Figure scripts
——

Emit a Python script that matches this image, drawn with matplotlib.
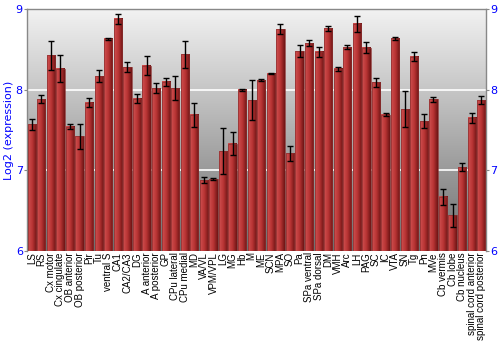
import numpy as np
import matplotlib.pyplot as plt
from matplotlib.colors import LinearSegmentedColormap

regiones = ["LS", "RS", "Cx motor", "Cx cingulate", "OB anterior", "OB posterior", "Pir", "Tu",
            "ventral S", "CA1", "CA2/CA3", "DG", "A anterior", "A posterior", "GP", "CPu lateral",
            "CPu medial", "MD", "VA/VL", "VPM/VPL", "LG", "MG", "Hb", "M", "ME", "SCN", "MPA", "SO",
            "Pa", "SPa ventral", "SPa dorsal", "DM", "VMH", "Arc", "LH", "PAG", "SC", "IC", "VTA",
            "SN", "Tg", "Pn", "MVe", "Cb vermis", "Cb lobe", "Cb nucleus", "spinal cord anterior",
            "spinal cord posterior"]
valores = [7.57, 7.88, 8.43, 8.26, 7.54, 7.42, 7.84, 8.17,
           8.63, 8.88, 8.28, 7.89, 8.30, 8.02, 8.10, 8.02,
           8.44, 7.69, 6.88, 6.89, 7.24, 7.33, 8.00, 7.87, 8.12, 8.20, 8.75, 7.21,
           8.48, 8.58, 8.47, 8.76, 8.26, 8.53, 8.82, 8.52, 8.09, 7.69, 8.64,
           7.76, 8.41, 7.61, 7.88, 6.67, 6.44, 7.04, 7.65,
           7.87]
errores = [0.07, 0.05, 0.18, 0.17, 0.03, 0.16, 0.06, 0.08,
           0.01, 0.06, 0.06, 0.06, 0.12, 0.06, 0.05, 0.15,
           0.17, 0.15, 0.035, 0.013, 0.28, 0.14, 0.01, 0.25, 0.01, 0.005, 0.06, 0.09,
           0.07, 0.035, 0.065, 0.03, 0.025, 0.025, 0.10, 0.07, 0.06, 0.015, 0.02,
           0.225, 0.055, 0.085, 0.03, 0.10, 0.145, 0.05, 0.065,
           0.05]

fig = plt.figure(figsize=(5, 3.5), dpi=100)
ax = fig.add_axes([0.054, 0.283, 0.918, 0.691])

n = len(regiones)
x = np.arange(n)
ancho = 0.86

# fondo en degradado gris
fondo = LinearSegmentedColormap.from_list("fondo", ["#6e6e6e", "#f2f2f2"])
ax.imshow(np.linspace(0, 1, 256).reshape(-1, 1), cmap=fondo, aspect="auto",
          extent=[-0.5, n - 0.5, 6, 9], origin="lower", zorder=0)

for yv in [7, 8]:
    ax.axhline(yv, color="white", lw=1.2, zorder=1)

# barras con degradado rojo
rojo = LinearSegmentedColormap.from_list("rojo", ["#d05050", "#b83434", "#6e1414"])
grad = np.linspace(0, 1, 64).reshape(1, -1)
for xi, v in zip(x, valores):
    ax.imshow(grad, cmap=rojo, aspect="auto",
              extent=[xi - ancho / 2, xi + ancho / 2, 6, v], zorder=2)
    ax.add_patch(plt.Rectangle((xi - ancho / 2, 6), ancho, v - 6, fill=False,
                               edgecolor="#8a3030", lw=0.5, zorder=3))

ax.errorbar(x, valores, yerr=errores, fmt="none", ecolor="black", elinewidth=1,
            capsize=2, capthick=1, zorder=4)

ax.set_xlim(-0.5, n - 0.5)
ax.set_ylim(6, 9)
ax.set_yticks([6, 7, 8, 9])
ax.set_xticks(x)
ax.set_xticklabels(regiones, rotation=90, fontsize=7, family="Liberation Sans")
ax.tick_params(axis="x", length=0, pad=1)
ax.tick_params(axis="y", colors="#888888", labelcolor="blue", labelsize=8,
               left=True, right=True, labelright=True, length=2, pad=1)
ax.set_ylabel("Log2 (expression)", color="blue", fontsize=8, labelpad=1)

for s in ax.spines.values():
    s.set_color("#888888")
    s.set_linewidth(1)
ax.spines["bottom"].set_visible(False)

fig.savefig("out.png", dpi=100)
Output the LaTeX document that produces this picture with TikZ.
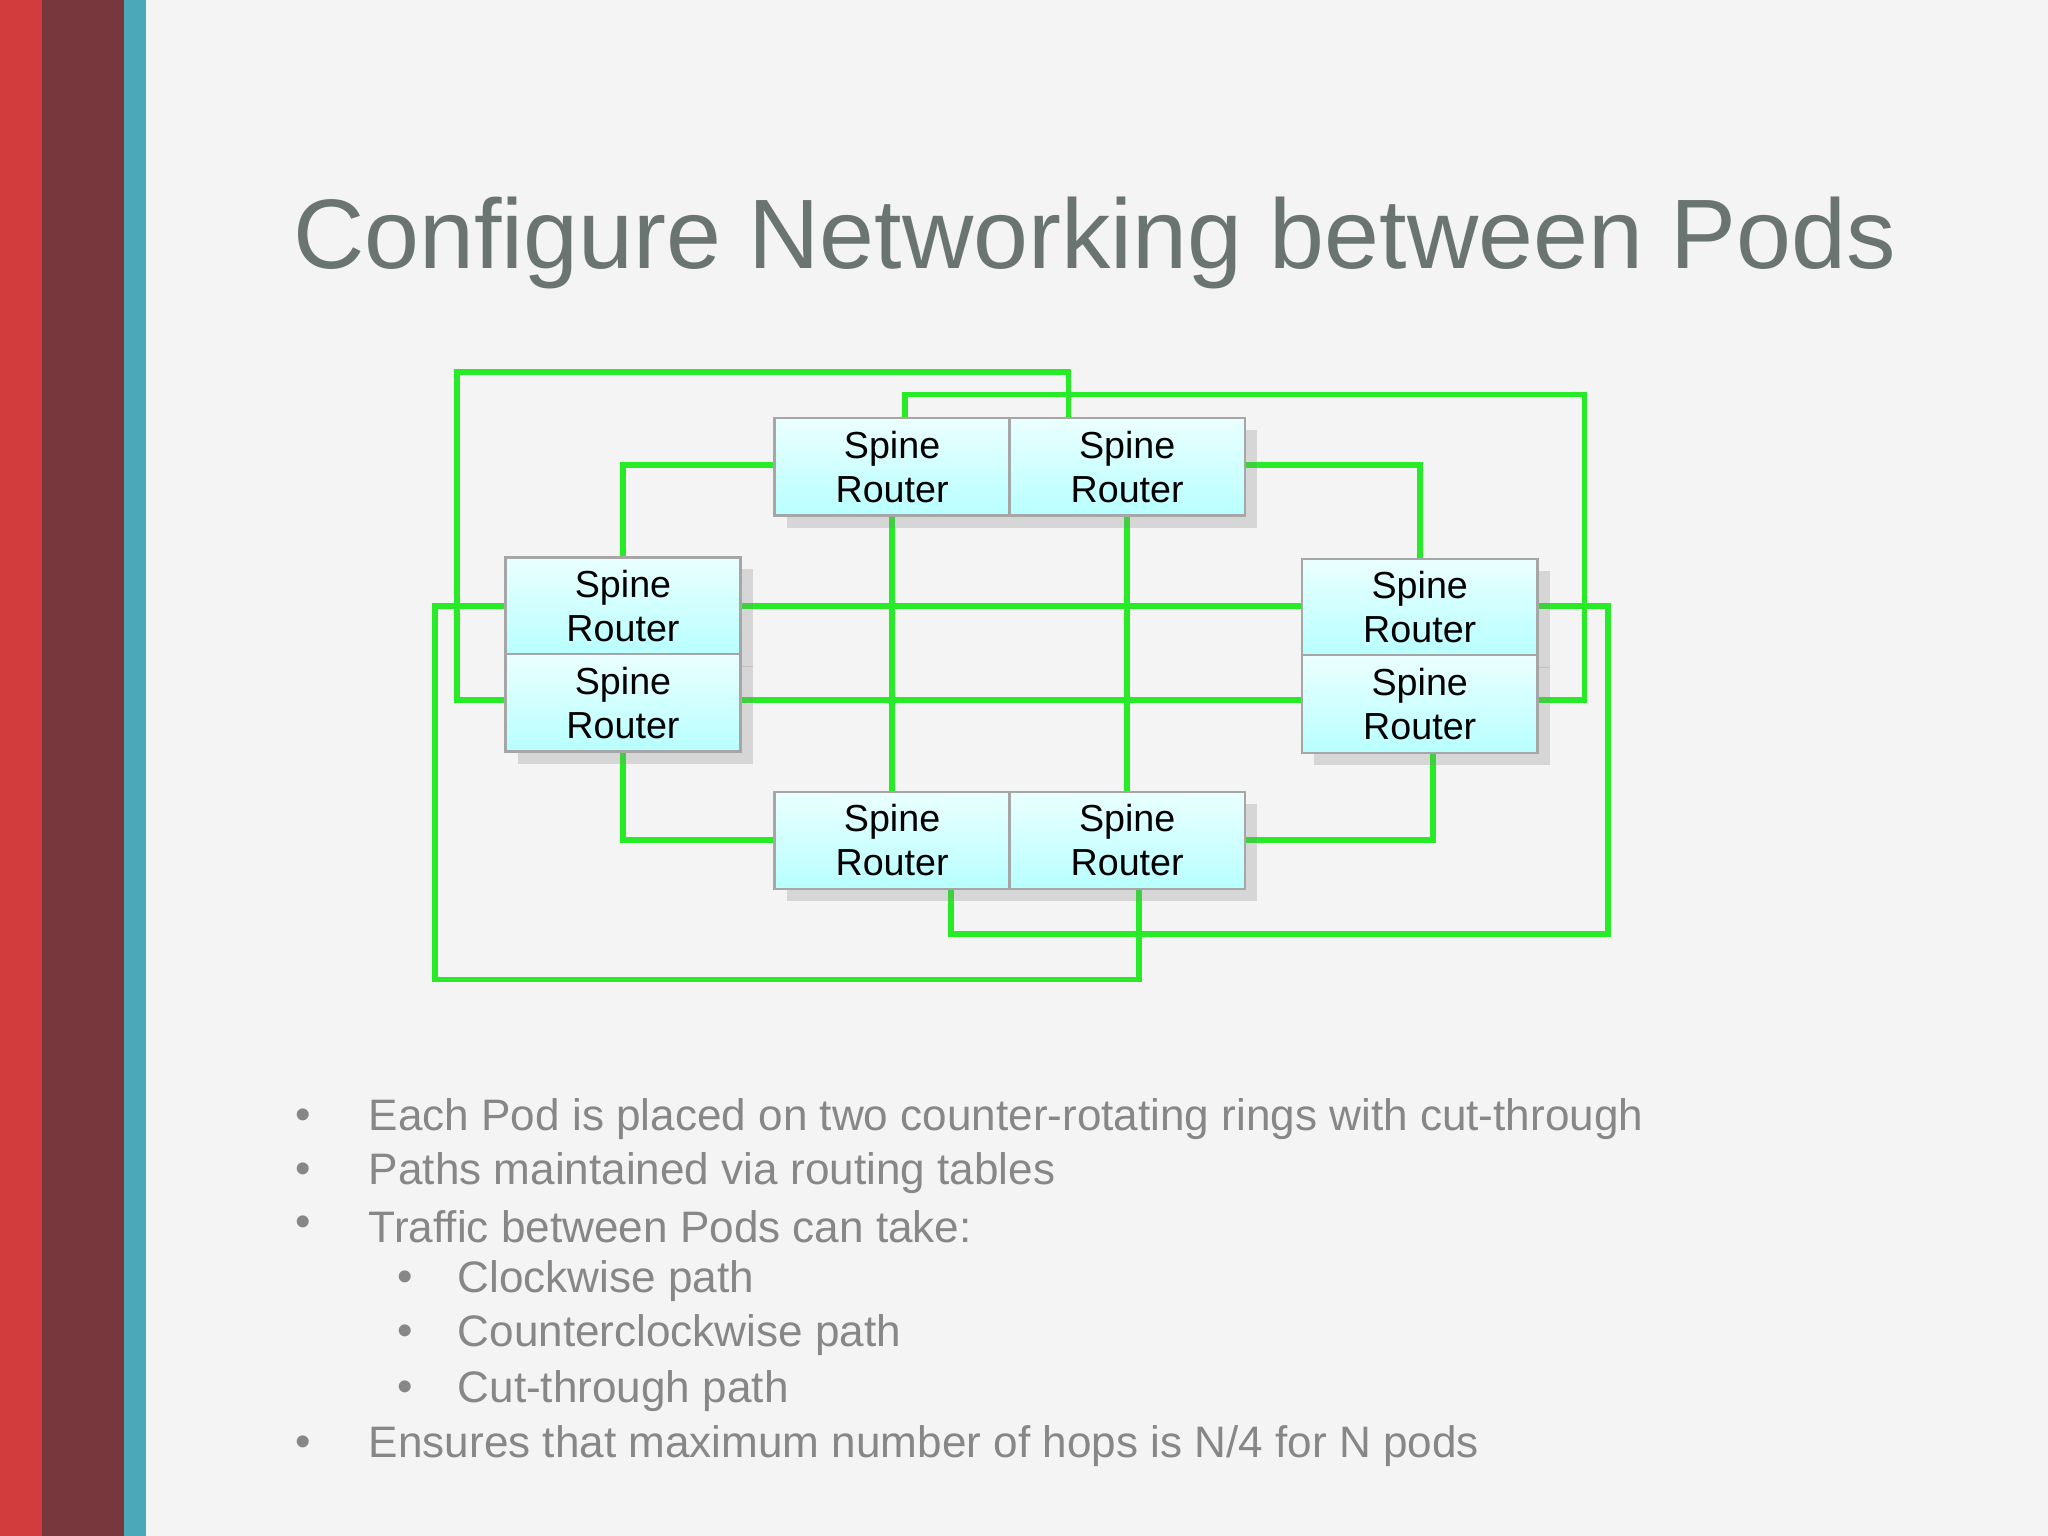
\documentclass[tikz,border=0pt]{standalone}
\usepackage{fontspec}
\setmainfont{Liberation Sans}
\usetikzlibrary{shadows}
\definecolor{maroon}{RGB}{120,55,60}
\definecolor{tealc}{RGB}{75,168,185}
\definecolor{redc}{RGB}{210,60,60}
\definecolor{lgreen}{RGB}{40,235,40}
\definecolor{titlec}{RGB}{106,116,112}
\definecolor{bulc}{RGB}{135,135,135}
\definecolor{bgc}{RGB}{244,244,244}
\begin{document}
\begin{tikzpicture}[x=0.01cm,y=-0.01cm,
 box/.style={draw=gray!70,line width=0.5pt,minimum width=1.8cm,minimum height=0.745cm,top color=cyan!8,bottom color=cyan!28,align=center,font=\fontsize{8.2pt}{9.6pt}\selectfont,inner sep=0pt,drop shadow={opacity=0.25}},
 link/.style={draw=lgreen,line width=1.2pt},
 txt/.style={anchor=west,text=bulc,font=\fontsize{9.6pt}{11pt}\selectfont}]
\fill[bgc] (0,0) rectangle (1568,1176);
\useasboundingbox (0,0) rectangle (1568,1176);
\fill[redc] (0,0) rectangle (32,1176);
\fill[maroon] (32,0) rectangle (95,1176);
\fill[tealc] (95,0) rectangle (112,1176);
\node[anchor=west,text=titlec,font=\fontsize{21.5pt}{24pt}\selectfont] (title) at (212,186) {Configure Networking between Pods};
\coordinate (tl) at (683,357.5); \coordinate (tr) at (863,357.5);
\coordinate (la) at (477,464); \coordinate (lb) at (477,538);
\coordinate (ra) at (1087,465); \coordinate (rb) at (1087,539);
\coordinate (bl) at (683,643.5); \coordinate (br) at (863,643.5);
\coordinate (c1) at (350,536); \coordinate (c2) at (350,285); \coordinate (c3) at (818,285);
\draw[link] (387,536) -- (c1) -- (c2) -- (c3) -- (818,320);
\coordinate (d1) at (693,302); \coordinate (d2) at (1213,302); \coordinate (d3) at (1213,536);
\draw[link] (693,320) -- (d1) -- (d2) -- (d3) -- (1177,536);
\coordinate (e1) at (477,356);
\draw[link] (593,356) -- (e1) -- (477,427);
\coordinate (f1) at (1087,356);
\draw[link] (953,356) -- (f1) -- (1087,428);
\draw[link] (567,464) -- (997,464);
\draw[link] (567,536) -- (997,536);
\draw[link] (683,395) -- (683,606);
\draw[link] (863,395) -- (863,606);
\coordinate (g1) at (333,464); \coordinate (g2) at (333,750); \coordinate (g3) at (872,750);
\draw[link] (387,464) -- (g1) -- (g2) -- (g3) -- (872,681);
\coordinate (h1) at (1231,464); \coordinate (h2) at (1231,715); \coordinate (h3) at (728,715);
\draw[link] (1177,464) -- (h1) -- (h2) -- (h3) -- (728,681);
\coordinate (i1) at (477,643);
\draw[link] (477,575) -- (i1) -- (593,643);
\coordinate (j1) at (1097,643);
\draw[link] (1097,576) -- (j1) -- (953,643);
\foreach \n in {tl,tr,la,lb,ra,rb,bl,br}
  \node[box] (\n box) at (\n) {Spine\\Router};
\foreach \y/\t [count=\i] in {857/{Each Pod is placed on two counter-rotating rings with cut-through},898/{Paths maintained via routing tables},939/{Traffic between Pods can take:},1107/{Ensures that maximum number of hops is N/4 for N pods}}{
  \node[txt] (b\i) at (270,\y) {\t};
  \node[txt] (bd\i) at (214,\y) {\textbullet};}
\foreach \y/\t [count=\i] in {981/{Clockwise path},1022/{Counterclockwise path},1065/{Cut-through path}}{
  \node[txt] (s\i) at (338,\y) {\t};
  \node[txt] (sd\i) at (292,\y) {\textbullet};}
\end{tikzpicture}
\end{document}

——

## [DIRECTION]
Leave out the pictures and print every line of the data exactly.

## [COMPLETE RESPONSE]
Emit a Python script that matches this image, drawn with matplotlib.
import numpy as np
import matplotlib.pyplot as plt
from matplotlib.colors import LinearSegmentedColormap

regiones = ["LS", "RS", "Cx motor", "Cx cingulate", "OB anterior", "OB posterior", "Pir", "Tu",
            "ventral S", "CA1", "CA2/CA3", "DG", "A anterior", "A posterior", "GP", "CPu lateral",
            "CPu medial", "MD", "VA/VL", "VPM/VPL", "LG", "MG", "Hb", "M", "ME", "SCN", "MPA", "SO",
            "Pa", "SPa ventral", "SPa dorsal", "DM", "VMH", "Arc", "LH", "PAG", "SC", "IC", "VTA",
            "SN", "Tg", "Pn", "MVe", "Cb vermis", "Cb lobe", "Cb nucleus", "spinal cord anterior",
            "spinal cord posterior"]
valores = [7.57, 7.88, 8.43, 8.26, 7.54, 7.42, 7.84, 8.17,
           8.63, 8.88, 8.28, 7.89, 8.30, 8.02, 8.10, 8.02,
           8.44, 7.69, 6.88, 6.89, 7.24, 7.33, 8.00, 7.87, 8.12, 8.20, 8.75, 7.21,
           8.48, 8.58, 8.47, 8.76, 8.26, 8.53, 8.82, 8.52, 8.09, 7.69, 8.64,
           7.76, 8.41, 7.61, 7.88, 6.67, 6.44, 7.04, 7.65,
           7.87]
errores = [0.07, 0.05, 0.18, 0.17, 0.03, 0.16, 0.06, 0.08,
           0.01, 0.06, 0.06, 0.06, 0.12, 0.06, 0.05, 0.15,
           0.17, 0.15, 0.035, 0.013, 0.28, 0.14, 0.01, 0.25, 0.01, 0.005, 0.06, 0.09,
           0.07, 0.035, 0.065, 0.03, 0.025, 0.025, 0.10, 0.07, 0.06, 0.015, 0.02,
           0.225, 0.055, 0.085, 0.03, 0.10, 0.145, 0.05, 0.065,
           0.05]

fig = plt.figure(figsize=(5, 3.5), dpi=100)
ax = fig.add_axes([0.054, 0.283, 0.918, 0.691])

n = len(regiones)
x = np.arange(n)
ancho = 0.86

# fondo en degradado gris
fondo = LinearSegmentedColormap.from_list("fondo", ["#6e6e6e", "#f2f2f2"])
ax.imshow(np.linspace(0, 1, 256).reshape(-1, 1), cmap=fondo, aspect="auto",
          extent=[-0.5, n - 0.5, 6, 9], origin="lower", zorder=0)

for yv in [7, 8]:
    ax.axhline(yv, color="white", lw=1.2, zorder=1)

# barras con degradado rojo
rojo = LinearSegmentedColormap.from_list("rojo", ["#d05050", "#b83434", "#6e1414"])
grad = np.linspace(0, 1, 64).reshape(1, -1)
for xi, v in zip(x, valores):
    ax.imshow(grad, cmap=rojo, aspect="auto",
              extent=[xi - ancho / 2, xi + ancho / 2, 6, v], zorder=2)
    ax.add_patch(plt.Rectangle((xi - ancho / 2, 6), ancho, v - 6, fill=False,
                               edgecolor="#8a3030", lw=0.5, zorder=3))

ax.errorbar(x, valores, yerr=errores, fmt="none", ecolor="black", elinewidth=1,
            capsize=2, capthick=1, zorder=4)

ax.set_xlim(-0.5, n - 0.5)
ax.set_ylim(6, 9)
ax.set_yticks([6, 7, 8, 9])
ax.set_xticks(x)
ax.set_xticklabels(regiones, rotation=90, fontsize=7, family="Liberation Sans")
ax.tick_params(axis="x", length=0, pad=1)
ax.tick_params(axis="y", colors="#888888", labelcolor="blue", labelsize=8,
               left=True, right=True, labelright=True, length=2, pad=1)
ax.set_ylabel("Log2 (expression)", color="blue", fontsize=8, labelpad=1)

for s in ax.spines.values():
    s.set_color("#888888")
    s.set_linewidth(1)
ax.spines["bottom"].set_visible(False)

fig.savefig("out.png", dpi=100)
Output the LaTeX document that produces this picture with TikZ.
\documentclass[tikz,border=0pt]{standalone}
\usepackage{fontspec}
\setmainfont{Liberation Sans}
\usetikzlibrary{shadows}
\definecolor{maroon}{RGB}{120,55,60}
\definecolor{tealc}{RGB}{75,168,185}
\definecolor{redc}{RGB}{210,60,60}
\definecolor{lgreen}{RGB}{40,235,40}
\definecolor{titlec}{RGB}{106,116,112}
\definecolor{bulc}{RGB}{135,135,135}
\definecolor{bgc}{RGB}{244,244,244}
\begin{document}
\begin{tikzpicture}[x=0.01cm,y=-0.01cm,
 box/.style={draw=gray!70,line width=0.5pt,minimum width=1.8cm,minimum height=0.745cm,top color=cyan!8,bottom color=cyan!28,align=center,font=\fontsize{8.2pt}{9.6pt}\selectfont,inner sep=0pt,drop shadow={opacity=0.25}},
 link/.style={draw=lgreen,line width=1.2pt},
 txt/.style={anchor=west,text=bulc,font=\fontsize{9.6pt}{11pt}\selectfont}]
\fill[bgc] (0,0) rectangle (1568,1176);
\useasboundingbox (0,0) rectangle (1568,1176);
\fill[redc] (0,0) rectangle (32,1176);
\fill[maroon] (32,0) rectangle (95,1176);
\fill[tealc] (95,0) rectangle (112,1176);
\node[anchor=west,text=titlec,font=\fontsize{21.5pt}{24pt}\selectfont] (title) at (212,186) {Configure Networking between Pods};
\coordinate (tl) at (683,357.5); \coordinate (tr) at (863,357.5);
\coordinate (la) at (477,464); \coordinate (lb) at (477,538);
\coordinate (ra) at (1087,465); \coordinate (rb) at (1087,539);
\coordinate (bl) at (683,643.5); \coordinate (br) at (863,643.5);
\coordinate (c1) at (350,536); \coordinate (c2) at (350,285); \coordinate (c3) at (818,285);
\draw[link] (387,536) -- (c1) -- (c2) -- (c3) -- (818,320);
\coordinate (d1) at (693,302); \coordinate (d2) at (1213,302); \coordinate (d3) at (1213,536);
\draw[link] (693,320) -- (d1) -- (d2) -- (d3) -- (1177,536);
\coordinate (e1) at (477,356);
\draw[link] (593,356) -- (e1) -- (477,427);
\coordinate (f1) at (1087,356);
\draw[link] (953,356) -- (f1) -- (1087,428);
\draw[link] (567,464) -- (997,464);
\draw[link] (567,536) -- (997,536);
\draw[link] (683,395) -- (683,606);
\draw[link] (863,395) -- (863,606);
\coordinate (g1) at (333,464); \coordinate (g2) at (333,750); \coordinate (g3) at (872,750);
\draw[link] (387,464) -- (g1) -- (g2) -- (g3) -- (872,681);
\coordinate (h1) at (1231,464); \coordinate (h2) at (1231,715); \coordinate (h3) at (728,715);
\draw[link] (1177,464) -- (h1) -- (h2) -- (h3) -- (728,681);
\coordinate (i1) at (477,643);
\draw[link] (477,575) -- (i1) -- (593,643);
\coordinate (j1) at (1097,643);
\draw[link] (1097,576) -- (j1) -- (953,643);
\foreach \n in {tl,tr,la,lb,ra,rb,bl,br}
  \node[box] (\n box) at (\n) {Spine\\Router};
\foreach \y/\t [count=\i] in {857/{Each Pod is placed on two counter-rotating rings with cut-through},898/{Paths maintained via routing tables},939/{Traffic between Pods can take:},1107/{Ensures that maximum number of hops is N/4 for N pods}}{
  \node[txt] (b\i) at (270,\y) {\t};
  \node[txt] (bd\i) at (214,\y) {\textbullet};}
\foreach \y/\t [count=\i] in {981/{Clockwise path},1022/{Counterclockwise path},1065/{Cut-through path}}{
  \node[txt] (s\i) at (338,\y) {\t};
  \node[txt] (sd\i) at (292,\y) {\textbullet};}
\end{tikzpicture}
\end{document}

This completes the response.